KVOA won the two-station news battle at noon with a 3.8 rating, compared with KOLD's 2.9. KOLD delivered better numbers in the morning-news block.


MEYER NEW NEWS VOICE FOR JOURNAL RADIO

Chuck Meyer, who for nearly six years handled program-director duties at then-Citadel-owned (now Cumulus-owned) KCUB AM 1290, is the new morning-news presence for three stations in the Journal Broadcast Group cluster.

Meyer provides top- and bottom-of-the-hour news cut-ins for talk station KQTH 104.1 FM, and twice-an-hour news updates for the cluster's ratings linchpin KMXZ FM 94.9, aka MIXfm, and KTGV FM 106.3, aka The Groove.

"The job is about three-fourths radio and one-fourth Web producing for KGUN," said Meyer of what is technically a position at KGUN Channel 9. The TV station is also owned by Journal.

Having the stereotypical radio voice has not been a requirement for working in the profession for quite a few years. Meyer, however, has enviable pipes, and brings an immediate command of delivery to the cluster's newsbreaks.

Not to mention a command of the format.

"This is something I've done in the past," Meyer said. "I've been a news director before. I've been doing the hour-long newscast and news-anchor (format) wheels for most of my career. When I was a news director in Miami, we were doing two newscasts in the morning every hour, and in the afternoon and midday.
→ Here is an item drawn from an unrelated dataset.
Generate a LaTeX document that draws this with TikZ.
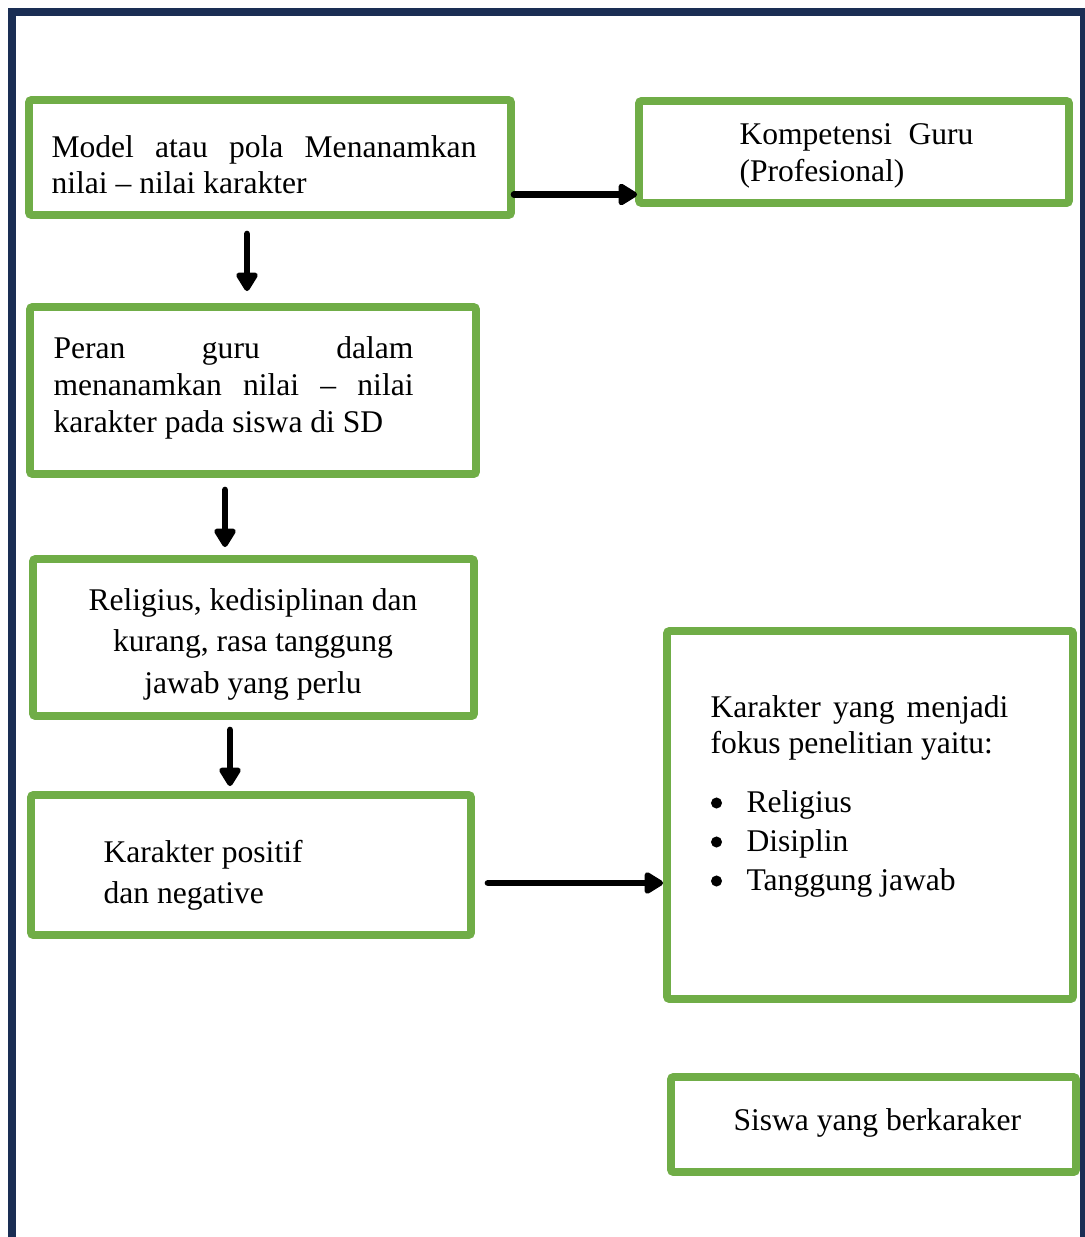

I've handled the news end in news-intensive news/talk stations. Spot-radio news is something I've been familiar with over the years. It's nice to go back to it."

Meyer took a year off after leaving the program-director job at KCUB (which employs me for UA football and men's basketball pregame and postgame broadcasts). At KCUB, he also co-hosted a morning-news block alongside Mike Rapp. Before coming to Tucson, Meyer had similar responsibilities at a radio station in Austin, Texas.

"To be immersed in this again is nice," Meyer said. "I knew I missed it."